England’s 30-3 loss to Wales at the Six Nations was a savage and dizzying one. As the worst ever defeat to their near neighbours, it left many pondering what is missing with this England team.

Hammering | England head coach Stuart Lancaster and his dejected players walk off after the defeat to Wales. (Image | The Sun)

Hammering | England head coach Stuart Lancaster and his players walk off dejectedly after the defeat to Wales. (Image | The Sun)

Perhaps the answer is not that difficult, and the key ingredient is nothing more than a bit of swagger.

We should remember where the England rugby union team were when Stuart Lancaster took over as head coach.

The squad were in disarray, coming off a dismal showing at the 2011 Rugby World Cup, and damaged further by embarrassing revelations about the rot that had set in.

Into the breach stepped Lancaster, at the time a relative unknown. Not only that, but he was employed on an interim basis, while the RFU made overtures to appoint Nick Mallett as permanent coach.

Those that have witnessed the travails of Rafael Benítez at Chelsea will appreciate that Lancaster was hardly operating from a position of strength.

For this reason, he deserves credit for making the best of a difficult situation. Lancaster began by bringing in a key and intelligent change to the England training camp.

Players had become accustomed to jetting off to Portugal for warm-weather training in rather salubrious surroundings. However, the new boss opted to alter this somewhat.

Rather than training in the Iberian sun, Lancaster decided that his charges should be put through their paces in the more inclement conditions of Yorkshire.

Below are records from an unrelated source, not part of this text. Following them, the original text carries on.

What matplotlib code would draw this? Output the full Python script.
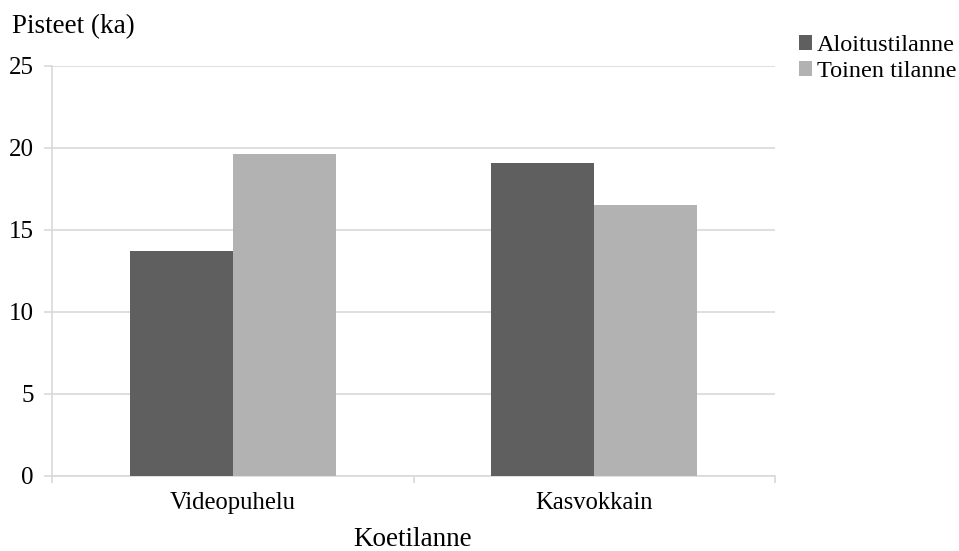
import numpy as np
import matplotlib.pyplot as plt

plt.rcParams['font.family'] = ['Liberation Serif', 'DejaVu Serif']

categories = ['Videopuhelu', 'Kasvokkain']
series_names = ['Aloitustilanne', 'Toinen tilanne']
aloitus = [13.7, 19.1]
toinen = [19.6, 16.5]
colors = ['#5f5f5f', '#b2b2b2']

fig = plt.figure(figsize=(9.59, 5.51), dpi=100)
ax = fig.add_axes([52 / 959, 1 - 475.5 / 551, (775 - 52) / 959, (475.5 - 66) / 551])

x = np.arange(len(categories))
w = 0.285
ax.bar(x - w / 2, aloitus, w, color=colors[0], label=series_names[0], zorder=3)
ax.bar(x + w / 2, toinen, w, color=colors[1], label=series_names[1], zorder=3)

ax.set_xlim(-0.5, 1.5)
ax.set_ylim(0, 25)
ax.set_yticks(np.arange(0, 26, 5))
ax.yaxis.grid(True, color='#d9d9d9', linewidth=1.2, zorder=0)

# category ticks between the groups
ax.set_xticks([-0.5, 0.5, 1.5], minor=False)
ax.set_xticklabels([])
ax.set_xticks(x, minor=True)
ax.set_xticklabels(categories, minor=True, fontsize=17.7)
ax.tick_params(axis='x', which='minor', length=0, pad=12)
ax.tick_params(axis='x', which='major', length=5, color='#d9d9d9', width=1.2)
ax.tick_params(axis='y', length=6, color='#d9d9d9', width=1.2, labelsize=18, pad=7)

for side in ['top', 'right']:
    ax.spines[side].set_visible(False)
for side in ['left', 'bottom']:
    ax.spines[side].set_color('#d9d9d9')
    ax.spines[side].set_linewidth(1.2)

fig.text(12 / 959, 1 - 27 / 551, 'Pisteet (ka)', fontsize=19.5, va='center', ha='left')
fig.text(413 / 959, 1 - 540 / 551, 'Koetilanne', fontsize=19.5, va='center', ha='center')

fig.legend(loc='upper left', bbox_to_anchor=(799 / 959, 1 - 35 / 551), frameon=False,
           fontsize=17.5, handlelength=0.55, handleheight=0.55, handletextpad=0.2,
           labelspacing=0.2, borderaxespad=0, borderpad=0)

fig.savefig('out.png', dpi=100)
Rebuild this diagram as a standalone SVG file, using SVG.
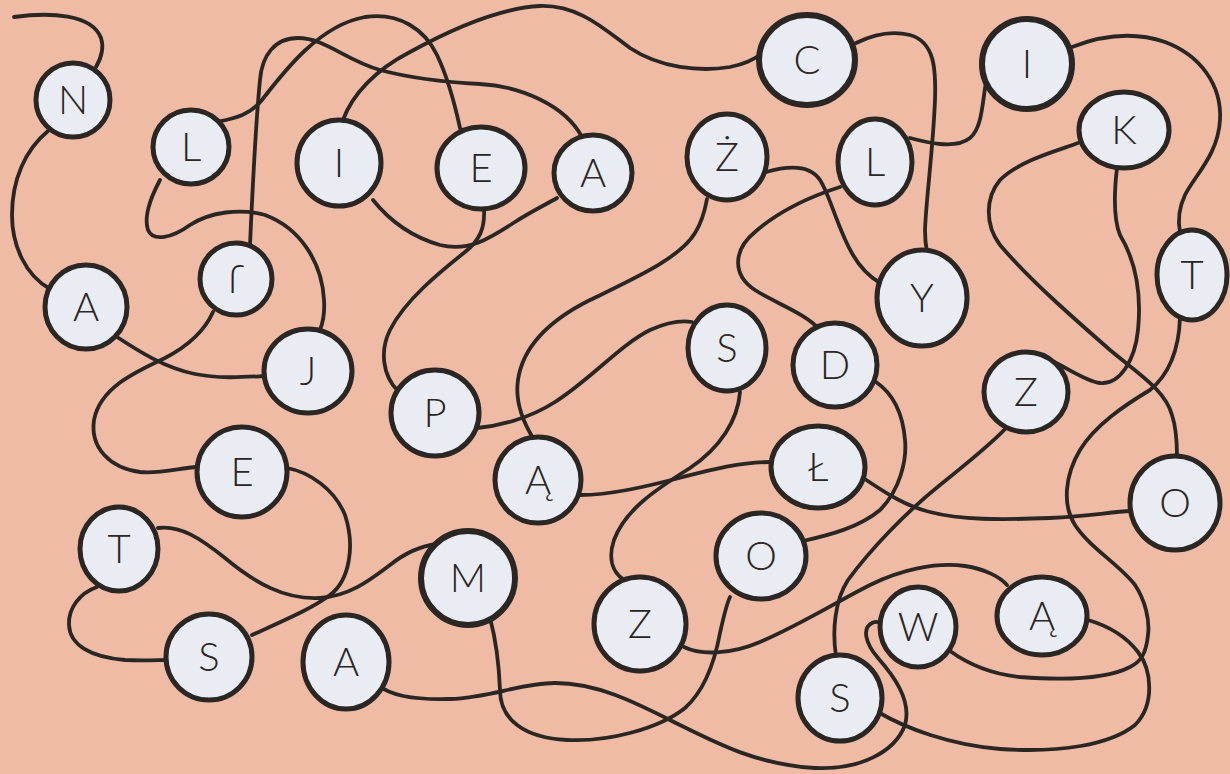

Putting aside the ridiculous stereotype that the north of England is an intrinsically tougher place, it was a smart PR move.

Following the post-World Cup revelations, English rugby union players were in serious danger of being perceived in a similarly negative way to Premier League footballers.

Lancaster’s first job was to heal the relationship between players and fans. He managed to do this by making the present England side a humble one.

It appears to have become a Six Nations tradition for somebody to brand the English “arrogant” shortly before the competition begins.

This time around it was former Scotland and Lions coach Jim Telfer. Clearly, he has not been paying attention, for England have an unassuming air: they are individuals many would be happy for their siblings to go out with.

Picturing Chris Robshaw helping out at a homeless shelter is not particularly difficult, for instance. This approach has worked for the national side, up to a point.

England soon dragged themselves out of their Rugby World Cup funk and Lancaster is now permanently ensconced as head coach, with over-reaching powers that now make him one of the most important men in English rugby union.

While England have their most solid foundations in years, they need to find a way to train on from this.

While I do not advocate England turning into a rugby hybrid of Kevin Pietersen and Adrien Broner, a more discernible confidence must be added to their game.

Heart, doggedness and unity are readily available, but that which separates a good side from a trophy-winning outfit is missing.

Players such as Freddie Burns, Billy Twelvetrees and Christian Wade need to be slotted in alongside the skill of Brad Barritt and Mike Brown.

Lacklustre | Chris Ashton had a disappointing Six Nations for England, and needs to recapture his spark. (Image | The Telegraph)

Lacklustre | Chris Ashton had a disappointing Six Nations for England, and needs to recapture his spark. (Image | The Telegraph)

And lest we forget Chris Ashton, whose career could fast go the way of Danny Cipriani. He is a microcosm of the problems England face.

His cocksure “joy of life”, best exemplified by the way in which he used to celebrate scoring tries, has been conspicuous by its absence. Ashton currently looks like a neutered pit bull on the English right wing.

It is an inescapable fact that most of the greatest sporting sides have a swagger to them. Even the World Cup-winning England team of 2003 had it.

They may not have been an ostentatious bunch, but every time they went out to play, England looked at their opponents and thought: “You aren’t as good as us. And over the next 80 minutes, we’re going to prove it.”

As unorthodox as this sounds, it could be worth getting the England team to listen to M.I.A song Paper Planes, and take some of its mindset onto the pitch with them.

Paper Planes includes the line: “No one on the corner has swagger like us.” If England are to make the home World Cup in 2015 a successful one, they must heed these words and add some swagger to their substance.